In contract based bad faith claims, however, the court held that the Terletksy standard does not apply, and used the standard articulated in Cowden. This requires that the insurer refusing to settle accord its insured the same faithful consideration it gives its own interest in determining whether to settle a case; that there is a bona fide belief that there is a good possibility of winning the case; that the “chance of a finding of non-liability must be real and substantial and the decision to litigate must be made honestly.” Thus, the insurer’s sincere belief in its position is insufficient to defeat a contractual bad faith claim when failing to settle.
Moreover, rather than requiring knowing or reckless conduct, this court found that, following the Third Circuit’s decision in Haugh v. Allstate Ins. Co., 322 F.3d 227 (3d Cir. 2003), “a contract claim for bad faith requires evidence that an insurer acted negligently or unreasonably in handling the potential settlement of claims against its insured.”
The district court, however, applied the clear and convincing evidence standard to both types of bad faith. See also McPeek v. Travelers Casualty and Surety Company of America, No. 2:06-cv-114, 2007 U.S. Dist. LEXIS 46628 (W.D. Pa. June 27, 2007) (a case involving the carrier’s refusal to advance defense expenses based upon it interpretation of a policy exclusion, applying DeWalt’s differing standards, and refusing summary judgment for either party).

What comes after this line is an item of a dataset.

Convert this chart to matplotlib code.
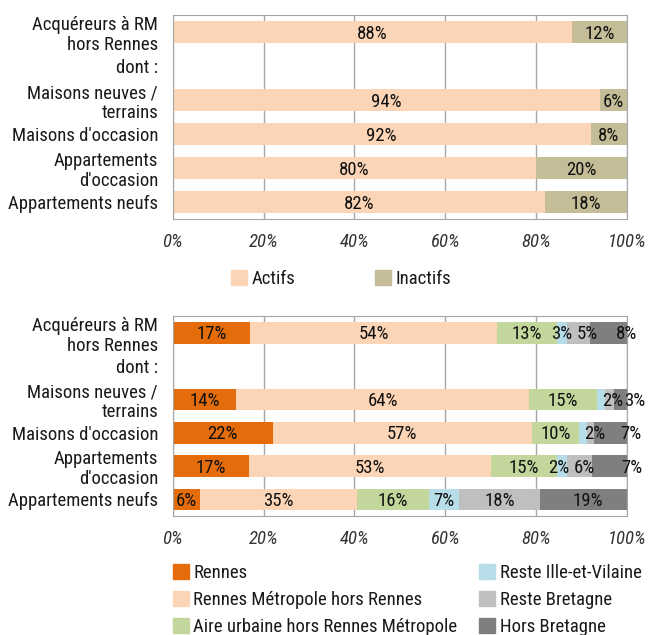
import matplotlib
matplotlib.use('Agg')
import matplotlib.pyplot as plt
from matplotlib.patches import Patch
import numpy as np

plt.rcParams['font.family'] = ['Roboto Condensed', 'DejaVu Sans']

categories = ['Acquéreurs à RM\nhors Rennes', 'dont :', 'Maisons neuves /\nterrains',
              "Maisons d'occasion", 'Appartements\nd\'occasion', 'Appartements neufs']

# top chart: activity
actifs = [88, None, 94, 92, 80, 82]
inactifs = [12, None, 6, 8, 20, 18]

# bottom chart: origin of buyers
series_names = ['Rennes', 'Rennes Métropole hors Rennes', 'Aire urbaine hors Rennes Métropole',
                'Reste Ille-et-Vilaine', 'Reste Bretagne', 'Hors Bretagne']
rennes = [17, None, 14, 22, 16.7, 5.9]
rm_hors = [54.4, None, 64.5, 57, 53.3, 34.7]
aire = [13.1, None, 14.9, 10.5, 14.7, 15.9]
reste_iv = [2.4, None, 1.8, 1.6, 2.2, 6.6]
reste_bzh = [5.0, None, 2.0, 1.6, 5.5, 17.7]
hors_bzh = [8.1, None, 2.8, 7.3, 7.6, 19.2]
labels_bottom = [
    ['17%', '54%', '13%', '3%', '5%', '8%'],
    None,
    ['14%', '64%', '15%', '', '2%', '3%'],
    ['22%', '57%', '10%', '', '2%', '7%'],
    ['17%', '53%', '15%', '2%', '6%', '7%'],
    ['6%', '35%', '16%', '7%', '18%', '19%'],
]

top_colors = ['#FBD5B5', '#C4BD97']
bot_colors = ['#E46C0A', '#FBD5B5', '#C3D69B', '#B7DEE8', '#BFBFBF', '#7F7F7F']

# nudges of the small labels (in % units), as in the original layout
label_nudge = [
    [0, 0, 0, 0, 1.9, 4.0],
    None,
    [0, 0, 0, 0, 0.6, 3.0],
    [0, 0, 0, 0, 1.1, 4.6],
    [0, 0, 0, -0.8, 0.9, 4.8],
    [0, 0, 0, 0, 0, 1.0],
]

FS = 13.5
W, H = 648, 635

fig = plt.figure(figsize=(6.48, 6.35), dpi=100)
ax1 = fig.add_axes([172.7 / W, 1 - 219 / H, (627 - 172.7) / W, 204 / H])
ax2 = fig.add_axes([172.7 / W, 1 - 516 / H, (627 - 172.7) / W, 200 / H])

def style_axis(ax):
    ax.set_xlim(0, 100)
    ax.set_ylim(len(categories) - 0.5, -0.5)
    ax.set_yticks(range(len(categories)))
    ax.set_yticklabels(categories, fontsize=FS, color='#1a1a1a', linespacing=1.15)
    ax.set_xticks([0, 20, 40, 60, 80, 100])
    ax.set_xticklabels(['0%', '20%', '40%', '60%', '80%', '100%'], fontsize=FS,
                       style='italic', color='#333333')
    ax.tick_params(length=0)
    ax.tick_params(axis='y', pad=10.5)
    ax.tick_params(axis='x', pad=10)
    ax.grid(axis='x', color='#A6A6A6', linewidth=1)
    ax.set_axisbelow(True)
    for s in ax.spines.values():
        s.set_color('#A6A6A6')

h = 0.65
for i in range(len(categories)):
    if actifs[i] is None:
        continue
    left = 0
    for v, c in zip([actifs[i], inactifs[i]], top_colors):
        ax1.barh(i, v, left=left, height=h, color=c, edgecolor='none')
        ax1.text(left + v / 2, i + 0.05, '%d%%' % v, ha='center', va='center',
                 fontsize=FS, color='#111111')
        left += v
style_axis(ax1)

for i in range(len(categories)):
    if rennes[i] is None:
        continue
    vals = [rennes[i], rm_hors[i], aire[i], reste_iv[i], reste_bzh[i], hors_bzh[i]]
    left = 0
    for j, (v, c, lab) in enumerate(zip(vals, bot_colors, labels_bottom[i])):
        ax2.barh(i, v, left=left, height=h, color=c, edgecolor='none')
        if lab:
            ax2.text(left + v / 2 + label_nudge[i][j], i + 0.05, lab, ha='center', va='center',
                     fontsize=FS, color='#111111', clip_on=False)
        left += v
style_axis(ax2)

def legend_entry(color, label, x, y):
    leg = fig.legend(handles=[Patch(color=color, label=label)], loc='center left',
                     bbox_to_anchor=(x / W, 1 - y / H), frameon=False, fontsize=FS,
                     handlelength=0.85, handleheight=0.8, handletextpad=0.25,
                     borderpad=0, borderaxespad=0)
    for t in leg.get_texts():
        t.set_color('#1a1a1a')

legend_entry(top_colors[0], 'Actifs', 231, 279)
legend_entry(top_colors[1], 'Inactifs', 375, 279)

for k, (c, n) in enumerate(zip(bot_colors, series_names)):
    x = 172.7 if k < 3 else 479
    y = 573 + 27 * (k % 3)
    legend_entry(c, n, x, y)

fig.savefig('out.png', dpi=100)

The court then applied these standards and held that the defendant’s conduct did not satisfy the standard for either a statutory or a contract-based bad faith claim. First, before finding for the carrier, the court ruled that an actual refusal to settle was not a necessary predicate for a bad faith claim, in rejecting the carrier’s argument that there could be no liability because it made an offer to settle at policy limits. In then holding for the carrier, the court found that it was reasonable for the carrier to wait until it had received the medical records and claims of all injured passengers before offering DeWalt the policy limits. In addition, the court held that the delay in obtaining the medical records of the other passengers was caused by the passengers, not the carrier, and it therefore did not act in bad faith in delaying payment of defendant’s claim. Finally, the court held that defendant’s failure to communicate the status of the investigation and claims to its insured did not constitute bad faith because the lack of communication did not cause the excess verdict.